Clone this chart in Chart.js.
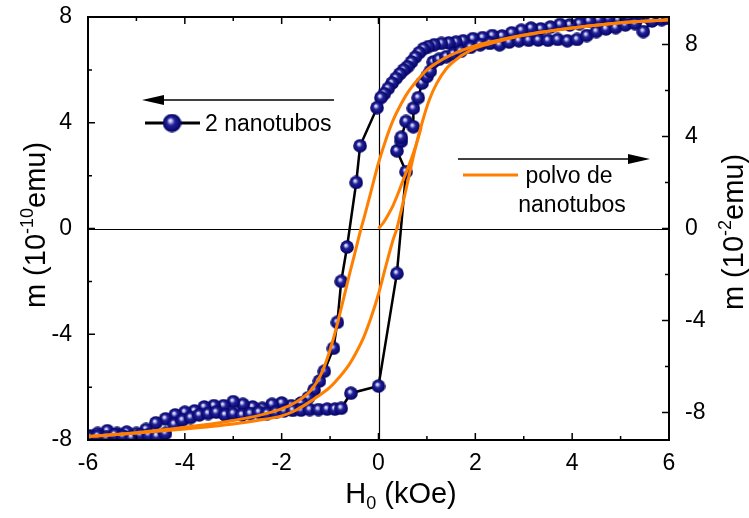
<!DOCTYPE html>
<html><head><meta charset="utf-8">
<script src="https://cdn.jsdelivr.net/npm/chart.js@4/dist/chart.umd.min.js"></script>
<style>html,body{margin:0;padding:0;background:#fff}#wrap{width:749px;height:518px;position:relative}</style>
</head><body><div id="wrap"><canvas id="c" width="749" height="518"></canvas></div>
<script>
// ---- tick values ----
const xTicks = [-6, -4, -2, 0, 2, 4, 6];
const xMinor = [-5, -3, -1, 1, 3, 5];
const leftTicks = [-8, -4, 0, 4, 8];
const leftMinor = [-6, -2, 2, 6];
const rightTicks = [-8, -4, 0, 4, 8];
const rightMinor = [-6, -2, 2, 6];

// ---- 2 nanotubos (left axis, 1e-10 emu): descending branch ----
const downH = [5.95,5.75,5.55,5.35,5.15,4.95,4.75,4.55,4.35,4.15,3.95,3.75,3.55,3.35,3.15,2.95,2.75,2.55,2.35,2.15,1.95,1.75,1.6,1.45,1.3,1.15,1.03,0.93,0.84,0.76,0.68,0.6,0.52,0.44,0.36,0.28,0.2,0.12,0.05,-0.03,-0.38,-0.46,-0.65,-0.77,-0.85,-0.93,-1.12,-1.22,-1.33,-1.45,-1.6,-1.8,-2.0,-2.2,-2.4,-2.6,-2.8,-3.0,-3.2,-3.4,-3.6,-3.8,-4.0,-4.2,-4.4,-4.6,-4.8,-5.0,-5.2,-5.4,-5.6,-5.8,-5.95];
const downM = [8.0,7.95,8.0,7.95,7.97,7.9,7.95,7.9,7.85,7.75,7.7,7.72,7.62,7.55,7.58,7.5,7.4,7.28,7.3,7.22,7.18,7.1,7.05,7.02,7.0,6.95,6.88,6.8,6.65,6.48,6.3,6.12,6.0,5.85,5.68,5.5,5.3,5.1,4.95,4.57,3.13,1.74,-0.7,-2.0,-3.55,-4.53,-5.4,-5.77,-6.1,-6.4,-6.6,-6.7,-6.6,-6.65,-6.8,-6.75,-6.65,-6.55,-6.7,-6.7,-6.75,-6.9,-6.95,-7.05,-7.2,-7.35,-7.6,-7.75,-7.7,-7.75,-7.65,-7.75,-7.85];
// ---- 2 nanotubos: ascending branch ----
const upH = [-5.97,-5.8,-5.62,-5.45,-5.28,-5.1,-4.92,-4.75,-4.58,-4.4,-4.22,-4.05,-3.88,-3.7,-3.52,-3.35,-3.17,-3.0,-2.82,-2.65,-2.47,-2.3,-2.12,-1.95,-1.77,-1.6,-1.42,-1.24,-1.06,-0.9,-0.77,-0.57,0.0,0.38,0.57,0.38,0.47,0.47,0.57,0.72,0.72,0.82,0.9,1.0,1.07,1.13,1.25,1.4,1.55,1.7,1.9,2.1,2.3,2.5,2.7,2.9,3.1,3.3,3.5,3.7,3.9,4.1,4.3,4.5,4.7,4.9,5.1,5.3,5.47,5.65,5.85,5.97];
const upM = [-7.9,-7.85,-7.9,-7.8,-7.85,-7.9,-7.8,-7.8,-7.85,-7.75,-7.4,-7.25,-7.15,-7.05,-7.0,-6.95,-7.05,-7.0,-7.05,-7.0,-6.95,-7.0,-6.95,-6.9,-6.88,-6.87,-6.85,-6.85,-6.83,-6.83,-6.8,-6.23,-5.96,-1.7,2.15,2.94,3.3,3.45,4.05,3.85,4.55,4.95,5.5,5.75,5.95,6.3,6.4,6.5,6.6,6.7,6.85,6.95,7.0,6.95,7.05,7.1,7.12,7.13,7.12,7.15,7.1,7.15,7.3,7.45,7.55,7.6,7.7,7.75,7.45,7.85,7.9,7.95];

// ---- polvo de nanotubos (right axis, 1e-2 emu) ----
const powderDownH = [6,5,4,3,2.5,2,1.5,1.2,1,0.8,0.6,0.45,0.3,0.15,0,-0.15,-0.3,-0.36,-0.45,-0.6,-0.75,-0.9,-1.05,-1.2,-1.4,-1.7,-2,-2.5,-3,-4,-5,-6];
const powderDownM = [9.08,8.95,8.72,8.42,8.2,7.95,7.55,7.2,6.9,6.45,5.9,5.35,4.7,3.85,2.85,1.65,0.45,0,-0.75,-2.0,-3.3,-4.55,-5.6,-6.4,-7.05,-7.55,-7.85,-8.15,-8.35,-8.65,-8.88,-9.05];
const powderUpH = [-6,-5,-4,-3,-2.5,-2,-1.75,-1.5,-1.25,-1.0,-0.8,-0.6,-0.45,-0.3,-0.15,0,0.15,0.3,0.38,0.45,0.6,0.75,0.9,1.05,1.2,1.4,1.7,2,2.5,3,4,5,6];
const powderUpM = [-9.05,-8.9,-8.72,-8.5,-8.35,-8.15,-7.95,-7.65,-7.3,-6.9,-6.45,-5.9,-5.35,-4.7,-3.85,-2.85,-1.65,-0.5,0,0.6,2.0,3.4,4.6,5.6,6.3,6.95,7.5,7.85,8.15,8.4,8.72,8.95,9.08];
const powderInitH = [0,0.1,0.2,0.3,0.4,0.5,0.6,0.7,0.8,0.88];
const powderInitM = [0,0.25,0.6,1.0,1.5,2.05,2.6,3.15,3.8,4.4];

const FONT = '"Liberation Sans", Arial, Helvetica, sans-serif';

function sphere(d) {
  const c = document.createElement('canvas');
  c.width = c.height = d;
  const g = c.getContext('2d');
  const r = d / 2;
  const grd = g.createRadialGradient(r * 0.8, r * 0.72, 0, r, r, r);
  grd.addColorStop(0, '#ffffff');
  grd.addColorStop(0.16, '#c0c0f0');
  grd.addColorStop(0.42, '#22229a');
  grd.addColorStop(1, '#000060');
  g.fillStyle = grd;
  g.beginPath(); g.arc(r, r, r - 0.2, 0, Math.PI * 2); g.fill();
  return c;
}
const ball = sphere(14);
const bigBall = sphere(19);

const zip = (xs, ys) => xs.map((x, i) => ({ x, y: ys[i] }));
const blueData = zip(downH, downM).concat(zip(upH, upM));

function drawRich(ctx, parts, x, y, center) {
  let w = 0;
  parts.forEach(p => { ctx.font = p.s + 'px ' + FONT; w += ctx.measureText(p.t).width; });
  let cx = center ? x - w / 2 : x;
  parts.forEach(p => {
    ctx.font = p.s + 'px ' + FONT;
    ctx.fillText(p.t, cx, y + (p.dy || 0));
    cx += ctx.measureText(p.t).width;
  });
}

const decor = {
  id: 'decor',
  beforeDatasetsDraw(chart) {
    const { ctx, chartArea: a, scales } = chart;
    ctx.save();
    ctx.strokeStyle = '#000'; ctx.lineWidth = 1.2;
    const x0 = Math.round(scales.x.getPixelForValue(0)) + 0.5;
    const y0 = Math.round(scales.y.getPixelForValue(0)) + 0.5;
    ctx.beginPath();
    ctx.moveTo(x0, a.top); ctx.lineTo(x0, a.bottom);
    ctx.moveTo(a.left, y0); ctx.lineTo(a.right, y0);
    ctx.stroke();
    ctx.restore();
  },
  afterDraw(chart) {
    const { ctx, chartArea: a, scales } = chart;
    ctx.save();
    ctx.strokeStyle = '#000'; ctx.lineWidth = 2;
    ctx.strokeRect(a.left, a.top, a.right - a.left, a.bottom - a.top);
    ctx.lineWidth = 1.5;
    ctx.beginPath();
    const tick = (vals, len, fn) => vals.forEach(v => fn(v, len));
    const xs = (v, len) => { const p = scales.x.getPixelForValue(v);
      ctx.moveTo(p, a.bottom); ctx.lineTo(p, a.bottom - len);
      ctx.moveTo(p, a.top); ctx.lineTo(p, a.top + len); };
    const yl = (v, len) => { const p = scales.y.getPixelForValue(v);
      ctx.moveTo(a.left, p); ctx.lineTo(a.left + len, p); };
    const yr = (v, len) => { const p = scales.y2.getPixelForValue(v);
      ctx.moveTo(a.right, p); ctx.lineTo(a.right - len, p); };
    tick(xTicks, 7, xs); tick(xMinor, 4, xs);
    tick(leftTicks, 7, yl); tick(leftMinor, 4, yl);
    tick(rightTicks, 7, yr); tick(rightMinor, 4, yr);
    ctx.stroke();

    // axis titles
    ctx.fillStyle = '#000';
    ctx.textBaseline = 'alphabetic';
    drawRich(ctx, [{ t: 'H', s: 29 }, { t: '0', s: 18, dy: 6 }, { t: ' (kOe)', s: 29 }], 401, 503, true);
    ctx.save();
    ctx.translate(45, 225); ctx.rotate(-Math.PI / 2);
    drawRich(ctx, [{ t: 'm (10', s: 29 }, { t: '-10', s: 18, dy: -12 }, { t: 'emu)', s: 29 }], 0, 0, true);
    ctx.restore();
    ctx.save();
    ctx.translate(743, 232); ctx.rotate(-Math.PI / 2);
    drawRich(ctx, [{ t: 'm (10', s: 29 }, { t: '-2', s: 18, dy: -12 }, { t: 'emu)', s: 29 }], 0, 0, true);
    ctx.restore();

    // legend 1: arrow to the left
    ctx.lineWidth = 1.5;
    ctx.beginPath(); ctx.moveTo(334, 100); ctx.lineTo(160, 100); ctx.stroke();
    ctx.beginPath(); ctx.moveTo(142, 100); ctx.lineTo(164, 95); ctx.lineTo(164, 105); ctx.closePath(); ctx.fill();
    ctx.lineWidth = 3;
    ctx.beginPath(); ctx.moveTo(145, 123); ctx.lineTo(200, 123); ctx.stroke();
    ctx.drawImage(bigBall, 172 - 9.5, 123 - 9.5);
    ctx.font = '23px ' + FONT;
    ctx.textAlign = 'left';
    ctx.fillText('2 nanotubos', 205, 131);

    // legend 2: arrow to the right
    ctx.lineWidth = 1.5;
    ctx.beginPath(); ctx.moveTo(458, 159); ctx.lineTo(632, 159); ctx.stroke();
    ctx.beginPath(); ctx.moveTo(650, 159); ctx.lineTo(628, 154); ctx.lineTo(628, 164); ctx.closePath(); ctx.fill();
    ctx.strokeStyle = '#ff7f00'; ctx.lineWidth = 3;
    ctx.beginPath(); ctx.moveTo(463, 175); ctx.lineTo(518, 175); ctx.stroke();
    ctx.textAlign = 'center';
    ctx.fillText('polvo de', 569, 183);
    ctx.fillText('nanotubos', 572, 212);
    ctx.restore();
  }
};

const tickFont = { family: FONT, size: 23 };
const noPadV = s => { s.paddingTop = 0; s.paddingBottom = 0; };
new Chart(document.getElementById('c'), {
  type: 'scatter',
  data: {
    datasets: [
      { label: 'polvo desc', data: zip(powderDownH, powderDownM), yAxisID: 'y2', showLine: true,
        borderColor: '#ff7f00', borderWidth: 3, pointRadius: 0, cubicInterpolationMode: 'monotone', order: 0 },
      { label: 'polvo asc', data: zip(powderUpH, powderUpM), yAxisID: 'y2', showLine: true,
        borderColor: '#ff7f00', borderWidth: 3, pointRadius: 0, cubicInterpolationMode: 'monotone', order: 0 },
      { label: 'polvo init', data: zip(powderInitH, powderInitM), yAxisID: 'y2', showLine: true,
        borderColor: '#ff7f00', borderWidth: 3, pointRadius: 0, cubicInterpolationMode: 'monotone', order: 0 },
      { label: '2 nanotubos', data: blueData, yAxisID: 'y', showLine: true,
        borderColor: '#000', borderWidth: 2.5, pointStyle: ball, pointRadius: 7, order: 1 }
    ]
  },
  options: {
    responsive: false, animation: false, devicePixelRatio: 1,
    layout: { padding: { top: 17, left: 0, right: 0, bottom: 0 } },
    plugins: { legend: { display: false }, tooltip: { enabled: false } },
    scales: {
      x: { type: 'linear', position: 'bottom', min: -6, max: 6,
        afterBuildTicks: s => { s.ticks = xTicks.map(v => ({ value: v })); },
        afterFit: s => { s.height = 78; s.paddingLeft = 0; s.paddingRight = 0; },
        ticks: { font: tickFont, color: '#000', padding: 2, maxRotation: 0 },
        grid: { display: false }, border: { display: false } },
      y: { type: 'linear', position: 'left', min: -8, max: 8,
        afterBuildTicks: s => { s.ticks = leftTicks.map(v => ({ value: v })); },
        afterFit: s => { s.width = 88; noPadV(s); },
        ticks: { font: tickFont, color: '#000', padding: 8 },
        grid: { display: false }, border: { display: false } },
      y2: { type: 'linear', position: 'right', min: -9.2, max: 9.2,
        afterBuildTicks: s => { s.ticks = rightTicks.map(v => ({ value: v })); },
        afterFit: s => { s.width = 80; noPadV(s); },
        ticks: { font: tickFont, color: '#000', padding: 8 },
        grid: { display: false }, border: { display: false } }
    }
  },
  plugins: [decor]
});
</script></body></html>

● **Task objective**: From the first line of the listing above, repeat every line through the one holding "const rightMinor = [-6, -2, 2, 6];". Both ends count, and pictures stay out.

● **Right answer**:
Clone this chart in Chart.js.
<!DOCTYPE html>
<html><head><meta charset="utf-8">
<script src="https://cdn.jsdelivr.net/npm/chart.js@4/dist/chart.umd.min.js"></script>
<style>html,body{margin:0;padding:0;background:#fff}#wrap{width:749px;height:518px;position:relative}</style>
</head><body><div id="wrap"><canvas id="c" width="749" height="518"></canvas></div>
<script>
// ---- tick values ----
const xTicks = [-6, -4, -2, 0, 2, 4, 6];
const xMinor = [-5, -3, -1, 1, 3, 5];
const leftTicks = [-8, -4, 0, 4, 8];
const leftMinor = [-6, -2, 2, 6];
const rightTicks = [-8, -4, 0, 4, 8];
const rightMinor = [-6, -2, 2, 6];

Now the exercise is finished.